== The records
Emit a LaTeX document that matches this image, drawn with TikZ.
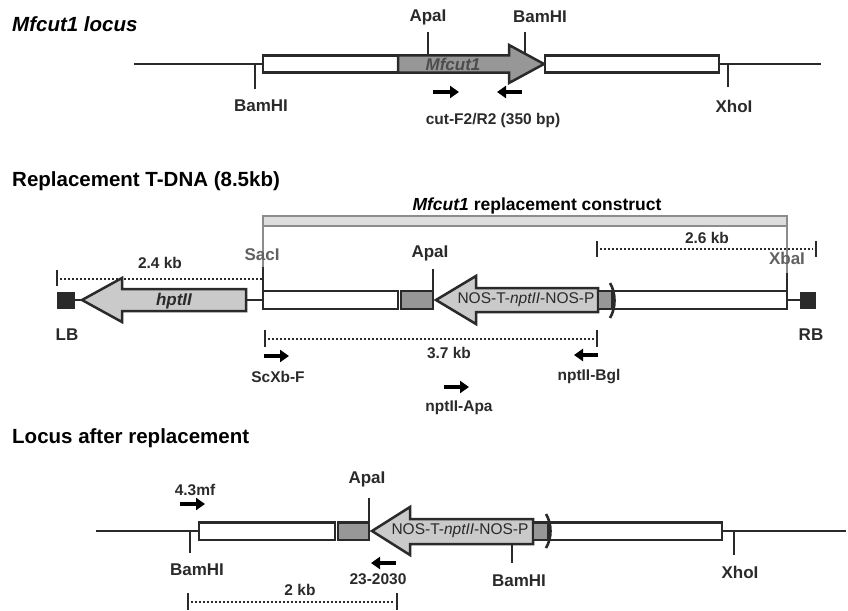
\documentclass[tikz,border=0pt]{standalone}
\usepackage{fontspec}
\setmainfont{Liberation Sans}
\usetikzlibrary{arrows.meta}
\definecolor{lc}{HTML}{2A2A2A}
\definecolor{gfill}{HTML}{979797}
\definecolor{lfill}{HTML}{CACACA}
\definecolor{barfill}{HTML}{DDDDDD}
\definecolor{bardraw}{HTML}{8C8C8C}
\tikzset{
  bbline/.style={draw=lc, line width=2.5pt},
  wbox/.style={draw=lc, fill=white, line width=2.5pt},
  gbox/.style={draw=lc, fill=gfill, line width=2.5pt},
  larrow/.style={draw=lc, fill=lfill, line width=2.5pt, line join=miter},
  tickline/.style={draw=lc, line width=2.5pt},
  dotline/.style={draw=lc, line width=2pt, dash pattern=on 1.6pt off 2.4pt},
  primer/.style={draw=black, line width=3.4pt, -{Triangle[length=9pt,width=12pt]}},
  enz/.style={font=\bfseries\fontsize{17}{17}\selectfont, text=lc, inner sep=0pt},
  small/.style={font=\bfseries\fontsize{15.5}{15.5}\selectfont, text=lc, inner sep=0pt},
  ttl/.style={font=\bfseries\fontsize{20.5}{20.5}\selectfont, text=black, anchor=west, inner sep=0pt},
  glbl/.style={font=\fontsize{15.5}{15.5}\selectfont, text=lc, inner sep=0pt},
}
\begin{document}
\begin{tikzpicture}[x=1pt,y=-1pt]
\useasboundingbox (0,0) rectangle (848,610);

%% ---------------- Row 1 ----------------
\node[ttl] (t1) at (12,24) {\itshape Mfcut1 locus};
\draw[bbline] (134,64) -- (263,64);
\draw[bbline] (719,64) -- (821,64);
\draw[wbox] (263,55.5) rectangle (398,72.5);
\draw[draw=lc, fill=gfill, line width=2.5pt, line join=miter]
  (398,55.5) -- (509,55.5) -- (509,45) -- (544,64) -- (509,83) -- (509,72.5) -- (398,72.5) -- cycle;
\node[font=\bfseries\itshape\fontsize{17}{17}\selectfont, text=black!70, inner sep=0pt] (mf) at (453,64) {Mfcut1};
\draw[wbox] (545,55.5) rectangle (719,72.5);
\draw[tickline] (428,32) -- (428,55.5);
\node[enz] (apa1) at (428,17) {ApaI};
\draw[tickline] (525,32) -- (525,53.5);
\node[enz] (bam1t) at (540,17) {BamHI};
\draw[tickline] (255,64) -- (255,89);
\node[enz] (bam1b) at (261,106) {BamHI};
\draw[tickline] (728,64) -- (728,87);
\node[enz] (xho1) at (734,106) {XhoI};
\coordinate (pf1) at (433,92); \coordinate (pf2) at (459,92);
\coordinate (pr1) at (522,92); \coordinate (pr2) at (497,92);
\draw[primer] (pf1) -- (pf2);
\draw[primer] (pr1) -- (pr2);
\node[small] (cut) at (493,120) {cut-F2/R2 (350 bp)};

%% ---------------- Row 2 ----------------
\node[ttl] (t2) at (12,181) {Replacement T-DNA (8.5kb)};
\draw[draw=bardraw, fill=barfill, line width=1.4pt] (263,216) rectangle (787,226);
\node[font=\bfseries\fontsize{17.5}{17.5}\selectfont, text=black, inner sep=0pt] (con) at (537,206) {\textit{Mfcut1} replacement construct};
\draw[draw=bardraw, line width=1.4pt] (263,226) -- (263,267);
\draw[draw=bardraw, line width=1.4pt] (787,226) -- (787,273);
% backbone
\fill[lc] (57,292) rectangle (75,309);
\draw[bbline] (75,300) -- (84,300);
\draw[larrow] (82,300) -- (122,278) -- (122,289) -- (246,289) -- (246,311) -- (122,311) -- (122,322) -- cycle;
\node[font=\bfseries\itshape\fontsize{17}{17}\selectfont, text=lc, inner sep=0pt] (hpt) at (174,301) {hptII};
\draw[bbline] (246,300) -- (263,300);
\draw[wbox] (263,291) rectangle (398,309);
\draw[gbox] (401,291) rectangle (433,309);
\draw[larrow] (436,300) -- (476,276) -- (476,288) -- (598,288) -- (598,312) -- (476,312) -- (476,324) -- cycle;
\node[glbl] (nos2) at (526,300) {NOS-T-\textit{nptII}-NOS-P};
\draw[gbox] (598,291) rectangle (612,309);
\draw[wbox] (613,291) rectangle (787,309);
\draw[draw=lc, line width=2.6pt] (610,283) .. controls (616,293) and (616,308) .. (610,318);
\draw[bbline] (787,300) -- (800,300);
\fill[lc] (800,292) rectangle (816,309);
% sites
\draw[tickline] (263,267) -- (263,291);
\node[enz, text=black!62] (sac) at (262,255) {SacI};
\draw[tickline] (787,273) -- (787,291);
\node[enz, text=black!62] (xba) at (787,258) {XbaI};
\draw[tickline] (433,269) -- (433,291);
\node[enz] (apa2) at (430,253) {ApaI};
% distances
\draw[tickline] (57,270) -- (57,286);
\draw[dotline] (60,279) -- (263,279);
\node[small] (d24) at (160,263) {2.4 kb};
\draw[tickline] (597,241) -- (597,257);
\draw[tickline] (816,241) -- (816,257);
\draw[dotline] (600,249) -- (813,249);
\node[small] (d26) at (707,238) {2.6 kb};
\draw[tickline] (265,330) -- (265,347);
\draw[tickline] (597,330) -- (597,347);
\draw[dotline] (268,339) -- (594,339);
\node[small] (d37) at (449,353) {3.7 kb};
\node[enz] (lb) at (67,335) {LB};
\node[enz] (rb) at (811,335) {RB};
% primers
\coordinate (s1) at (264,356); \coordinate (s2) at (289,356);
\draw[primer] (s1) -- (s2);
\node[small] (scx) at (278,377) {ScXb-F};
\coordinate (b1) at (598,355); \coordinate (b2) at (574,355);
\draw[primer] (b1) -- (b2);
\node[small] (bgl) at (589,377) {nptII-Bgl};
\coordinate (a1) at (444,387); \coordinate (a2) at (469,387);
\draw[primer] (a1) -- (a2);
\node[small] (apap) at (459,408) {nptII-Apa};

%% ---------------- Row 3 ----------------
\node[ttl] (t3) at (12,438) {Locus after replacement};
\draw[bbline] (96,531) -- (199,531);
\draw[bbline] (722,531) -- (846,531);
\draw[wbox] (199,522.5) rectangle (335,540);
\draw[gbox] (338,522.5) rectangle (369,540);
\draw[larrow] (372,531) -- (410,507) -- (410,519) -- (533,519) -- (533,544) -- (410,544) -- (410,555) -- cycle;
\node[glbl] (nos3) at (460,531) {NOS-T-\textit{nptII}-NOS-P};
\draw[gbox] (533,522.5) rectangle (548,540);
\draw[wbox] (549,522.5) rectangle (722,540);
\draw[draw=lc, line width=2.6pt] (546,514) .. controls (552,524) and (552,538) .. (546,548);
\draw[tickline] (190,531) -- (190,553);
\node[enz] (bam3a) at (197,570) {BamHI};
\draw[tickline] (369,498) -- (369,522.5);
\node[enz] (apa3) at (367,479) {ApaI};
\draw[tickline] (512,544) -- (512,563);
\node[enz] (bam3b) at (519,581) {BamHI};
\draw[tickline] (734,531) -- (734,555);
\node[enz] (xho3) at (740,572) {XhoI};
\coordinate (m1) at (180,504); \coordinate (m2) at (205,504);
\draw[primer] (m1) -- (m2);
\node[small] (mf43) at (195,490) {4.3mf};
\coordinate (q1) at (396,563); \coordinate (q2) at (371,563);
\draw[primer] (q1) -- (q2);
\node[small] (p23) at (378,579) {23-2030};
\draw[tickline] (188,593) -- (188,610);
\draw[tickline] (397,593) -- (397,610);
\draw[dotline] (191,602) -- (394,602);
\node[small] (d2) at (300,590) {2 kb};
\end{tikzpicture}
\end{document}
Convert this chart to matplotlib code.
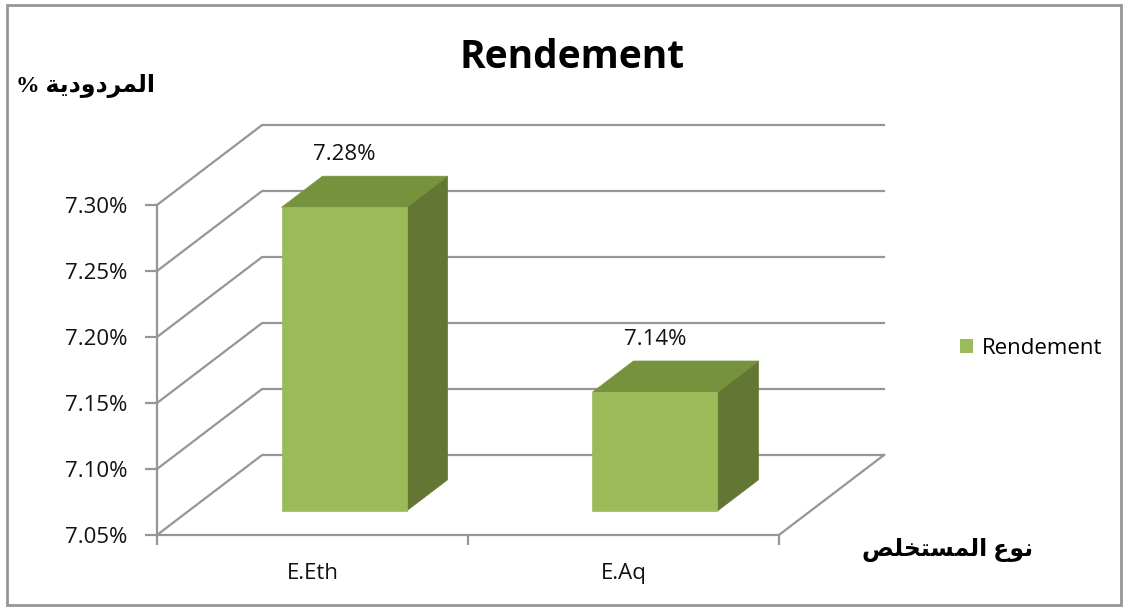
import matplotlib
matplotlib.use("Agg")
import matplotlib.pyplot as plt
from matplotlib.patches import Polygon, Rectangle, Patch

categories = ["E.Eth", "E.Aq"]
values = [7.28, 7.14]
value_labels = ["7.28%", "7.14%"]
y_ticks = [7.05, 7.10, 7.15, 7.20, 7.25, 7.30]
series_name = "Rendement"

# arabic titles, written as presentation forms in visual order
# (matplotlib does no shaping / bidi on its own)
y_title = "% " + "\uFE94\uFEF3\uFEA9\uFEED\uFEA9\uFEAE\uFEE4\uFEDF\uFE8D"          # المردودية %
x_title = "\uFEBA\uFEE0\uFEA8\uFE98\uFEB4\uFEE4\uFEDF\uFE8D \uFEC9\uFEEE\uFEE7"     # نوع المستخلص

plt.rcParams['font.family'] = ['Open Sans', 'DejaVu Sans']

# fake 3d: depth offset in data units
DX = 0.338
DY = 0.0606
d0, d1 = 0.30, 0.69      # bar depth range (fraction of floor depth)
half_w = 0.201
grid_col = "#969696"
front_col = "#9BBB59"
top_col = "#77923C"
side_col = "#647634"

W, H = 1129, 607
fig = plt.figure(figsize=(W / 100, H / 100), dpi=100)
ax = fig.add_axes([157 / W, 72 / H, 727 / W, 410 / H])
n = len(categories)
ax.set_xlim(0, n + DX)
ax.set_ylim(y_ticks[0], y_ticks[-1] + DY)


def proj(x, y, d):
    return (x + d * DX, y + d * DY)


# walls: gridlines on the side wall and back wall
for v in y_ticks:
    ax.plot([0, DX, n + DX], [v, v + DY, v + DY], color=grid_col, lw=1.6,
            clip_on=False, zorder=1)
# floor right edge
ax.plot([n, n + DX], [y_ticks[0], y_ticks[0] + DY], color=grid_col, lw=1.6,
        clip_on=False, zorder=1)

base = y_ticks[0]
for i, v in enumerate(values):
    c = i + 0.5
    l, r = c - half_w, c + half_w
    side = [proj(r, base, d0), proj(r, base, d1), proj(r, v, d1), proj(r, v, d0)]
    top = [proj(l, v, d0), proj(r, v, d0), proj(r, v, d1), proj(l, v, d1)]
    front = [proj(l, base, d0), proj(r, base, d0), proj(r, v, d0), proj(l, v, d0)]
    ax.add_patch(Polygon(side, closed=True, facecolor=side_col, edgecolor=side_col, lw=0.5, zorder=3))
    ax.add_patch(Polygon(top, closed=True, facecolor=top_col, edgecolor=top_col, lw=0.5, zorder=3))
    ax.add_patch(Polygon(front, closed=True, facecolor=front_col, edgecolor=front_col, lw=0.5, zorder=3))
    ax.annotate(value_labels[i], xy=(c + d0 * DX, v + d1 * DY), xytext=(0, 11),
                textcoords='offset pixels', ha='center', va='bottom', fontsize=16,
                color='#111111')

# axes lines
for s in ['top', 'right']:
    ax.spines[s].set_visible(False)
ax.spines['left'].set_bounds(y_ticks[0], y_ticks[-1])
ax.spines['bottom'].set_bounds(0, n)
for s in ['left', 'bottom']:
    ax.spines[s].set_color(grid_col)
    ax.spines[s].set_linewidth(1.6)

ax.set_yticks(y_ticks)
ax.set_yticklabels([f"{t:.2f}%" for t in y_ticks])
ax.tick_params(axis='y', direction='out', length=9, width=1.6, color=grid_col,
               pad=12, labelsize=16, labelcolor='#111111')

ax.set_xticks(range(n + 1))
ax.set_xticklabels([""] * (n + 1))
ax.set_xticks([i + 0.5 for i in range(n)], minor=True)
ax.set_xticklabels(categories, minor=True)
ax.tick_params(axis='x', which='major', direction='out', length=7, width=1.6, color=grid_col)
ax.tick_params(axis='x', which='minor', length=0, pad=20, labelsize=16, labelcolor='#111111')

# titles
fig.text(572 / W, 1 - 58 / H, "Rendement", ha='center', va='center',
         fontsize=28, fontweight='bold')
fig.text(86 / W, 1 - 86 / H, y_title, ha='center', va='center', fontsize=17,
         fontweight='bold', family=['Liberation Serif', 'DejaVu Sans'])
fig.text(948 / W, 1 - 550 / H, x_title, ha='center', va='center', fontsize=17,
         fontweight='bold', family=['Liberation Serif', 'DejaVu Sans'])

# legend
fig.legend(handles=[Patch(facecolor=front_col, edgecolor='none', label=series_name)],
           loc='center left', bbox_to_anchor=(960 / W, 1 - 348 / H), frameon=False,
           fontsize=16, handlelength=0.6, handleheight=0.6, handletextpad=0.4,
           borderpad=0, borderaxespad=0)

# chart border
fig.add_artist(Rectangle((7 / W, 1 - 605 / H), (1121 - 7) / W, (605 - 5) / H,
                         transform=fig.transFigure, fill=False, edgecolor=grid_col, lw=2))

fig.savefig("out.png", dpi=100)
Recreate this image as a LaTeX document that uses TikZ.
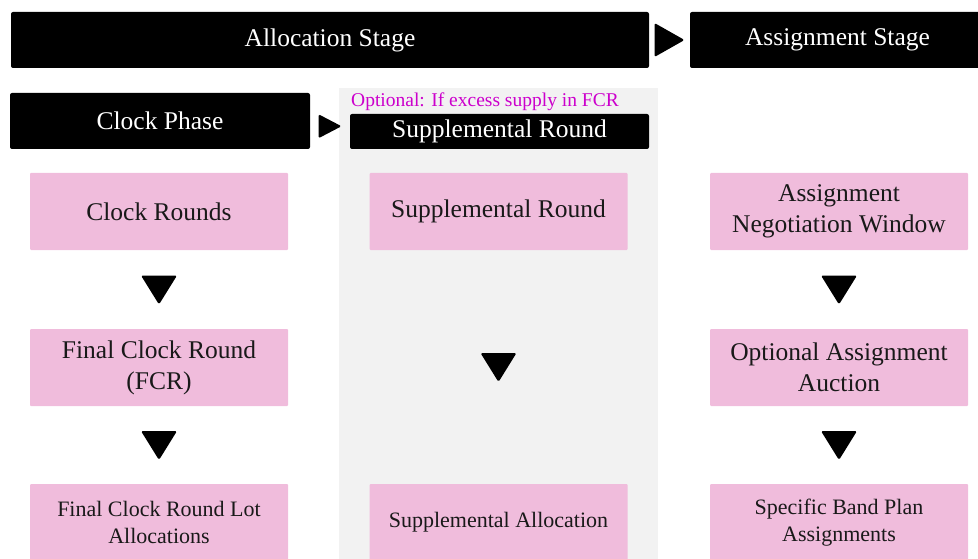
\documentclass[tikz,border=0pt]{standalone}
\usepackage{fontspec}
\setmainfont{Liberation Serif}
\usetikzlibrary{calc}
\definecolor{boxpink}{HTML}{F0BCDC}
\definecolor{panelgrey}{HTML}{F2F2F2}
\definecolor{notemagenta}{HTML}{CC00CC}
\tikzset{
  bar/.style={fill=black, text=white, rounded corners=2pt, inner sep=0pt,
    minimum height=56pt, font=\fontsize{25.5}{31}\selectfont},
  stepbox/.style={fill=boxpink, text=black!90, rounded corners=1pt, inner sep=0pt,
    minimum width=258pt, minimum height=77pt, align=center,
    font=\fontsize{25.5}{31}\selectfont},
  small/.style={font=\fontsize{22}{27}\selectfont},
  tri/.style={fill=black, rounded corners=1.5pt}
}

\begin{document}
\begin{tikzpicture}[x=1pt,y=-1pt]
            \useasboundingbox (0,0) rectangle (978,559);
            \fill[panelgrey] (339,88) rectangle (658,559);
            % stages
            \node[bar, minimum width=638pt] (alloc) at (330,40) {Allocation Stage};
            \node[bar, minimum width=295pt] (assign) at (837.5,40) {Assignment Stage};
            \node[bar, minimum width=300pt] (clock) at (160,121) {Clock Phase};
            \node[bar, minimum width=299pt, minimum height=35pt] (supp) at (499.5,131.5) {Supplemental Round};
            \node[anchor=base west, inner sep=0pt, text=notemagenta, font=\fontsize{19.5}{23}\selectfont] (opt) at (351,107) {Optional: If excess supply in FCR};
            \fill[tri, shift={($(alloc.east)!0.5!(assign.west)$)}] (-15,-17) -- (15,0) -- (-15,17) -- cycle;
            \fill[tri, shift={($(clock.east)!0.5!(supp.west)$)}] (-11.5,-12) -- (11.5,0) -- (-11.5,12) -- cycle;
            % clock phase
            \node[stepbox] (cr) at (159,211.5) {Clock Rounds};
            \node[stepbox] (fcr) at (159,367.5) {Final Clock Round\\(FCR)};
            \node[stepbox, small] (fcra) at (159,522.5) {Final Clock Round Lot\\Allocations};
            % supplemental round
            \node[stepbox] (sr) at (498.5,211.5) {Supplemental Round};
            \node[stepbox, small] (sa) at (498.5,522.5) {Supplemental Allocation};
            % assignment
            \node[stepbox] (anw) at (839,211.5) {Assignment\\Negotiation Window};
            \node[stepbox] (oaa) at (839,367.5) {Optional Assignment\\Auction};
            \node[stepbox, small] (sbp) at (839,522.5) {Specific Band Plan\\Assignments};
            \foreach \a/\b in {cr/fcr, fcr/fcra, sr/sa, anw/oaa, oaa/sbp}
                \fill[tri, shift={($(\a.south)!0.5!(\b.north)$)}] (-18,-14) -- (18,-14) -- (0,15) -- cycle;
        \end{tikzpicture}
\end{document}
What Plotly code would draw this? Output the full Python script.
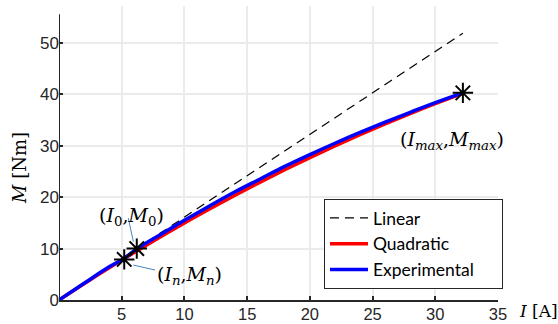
====
Tell how many lines of the records above hold the string "that". Give no other text.

2